Intrinsic cytotoxicity and reversal of multidrug-resistance by monensin in KB parent and MDR cells

Results presented in this study indicate that monensin, a Na⁺/H⁺ gradient ionophore, is by itself a potent inhibitor of proliferation of both KB parent and KB/multidrug resistant (MDR) cells. By MTT assay, the ID₅₀ of monensin against both cell lines after a 72 h drug exposure was 0.2±0.04 μg/ml. Following a 1 h exposure of KB parent and KB/MDR cells to 0.1-10 μg/ml^- monensin, [³H]thymidine, [³H]uridine, [³H]leucine incorporation into DNA, RNA, and proteins, respectively, was not inhibited, thus suggesting that the mechanism of cytotoxicity of monensin may not be mediated by a direct effect on macromolecular synthesis. In the presence of subtoxic concentrations of monensin (0.05-0.1 μg/ml), the ID₅₀ of doxorubicin against KB/MDR cells after a 72 h drug exposure was reduced from >100 μg/ml to 45 and 18 μg/ml, respectively, while the presence of monensin did not significantly alter doxorubicin cytotoxicity against KB parent cells.
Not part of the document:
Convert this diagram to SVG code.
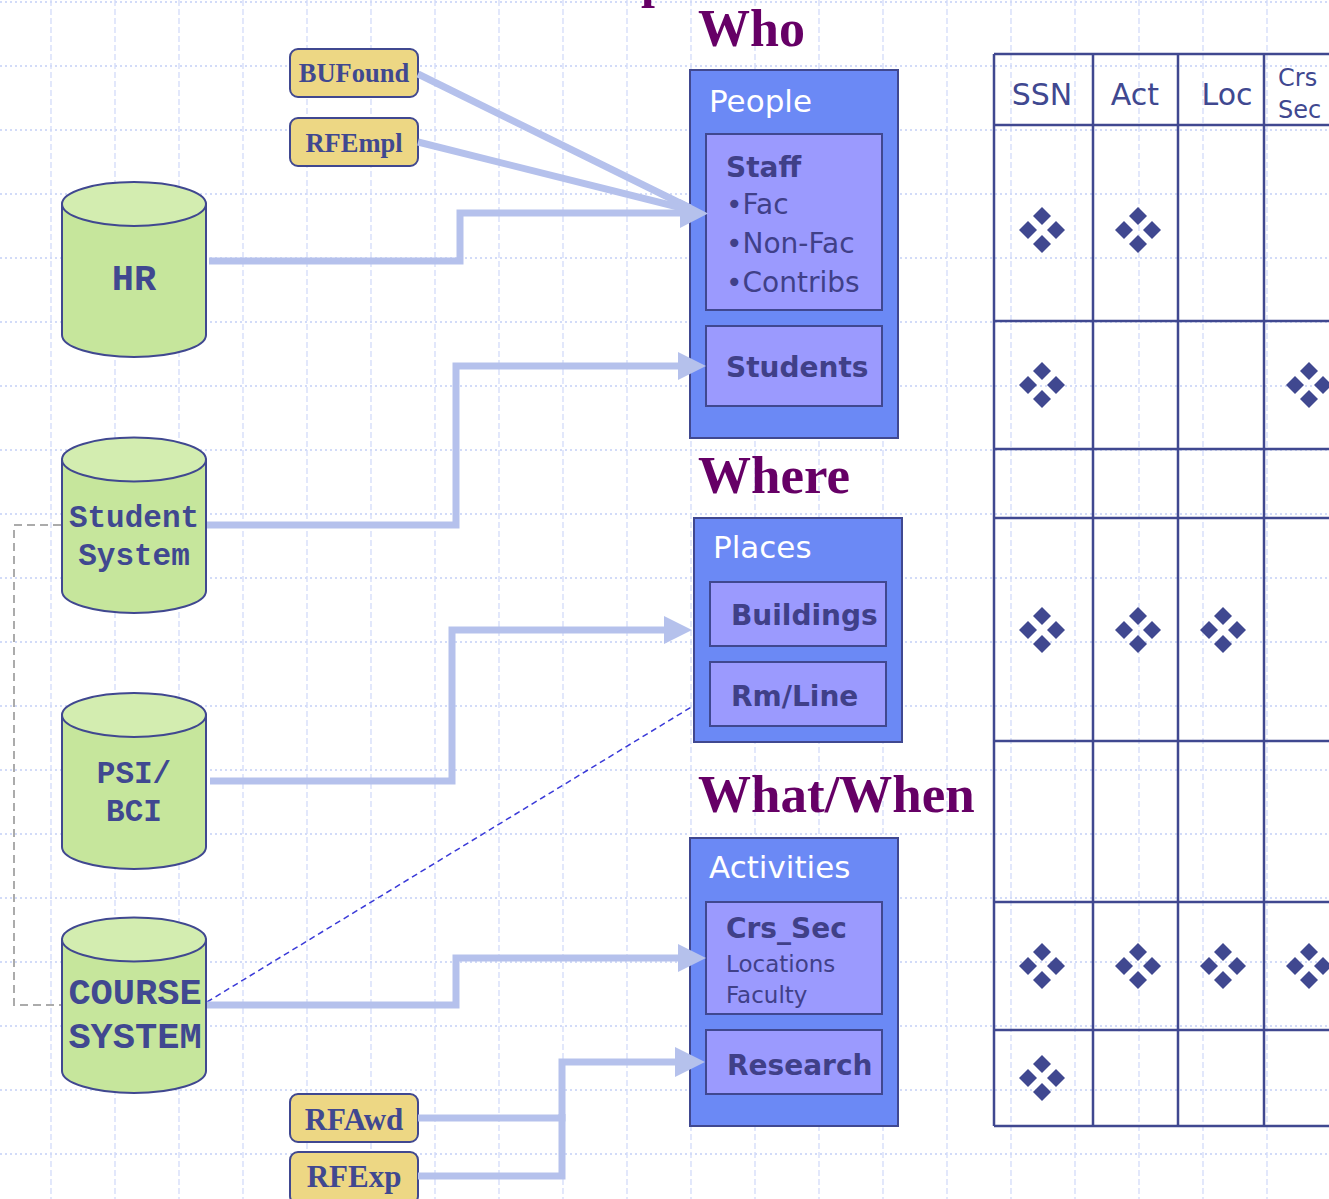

In 1 h experiments, the presence of monensin (5 μg/ml) increased the intracellular accumulation of doxorubicin in KB/MDR cells by about two- to threefold but not in KB parent cells. Monensin also markedly reduced doxorubicin efflux from KB/MDR cells. Under the same conditions, monensin enhanced the cellular uptake and cytotoxicity of daunorubicin and hydroxyrubicin in KB/MDR cells but not of the lipophilic anthracycline annamycin. By alkaline elution technique, monensin (5 μg/ml) alone did not induce DNA damage in either KB parent or KB/MDR cells after 1 h of incubation and did not enhance doxorubicin-induced DNA damage in KB parent cells, whereas it significantly increased doxorubicin induced DNA double-strand breaks in KB/MDR cells. Our results indicate that reversal of MDR by monensin may be due to facilitation of drug transport and subsequent enhancement of DNA damage in MDR cells.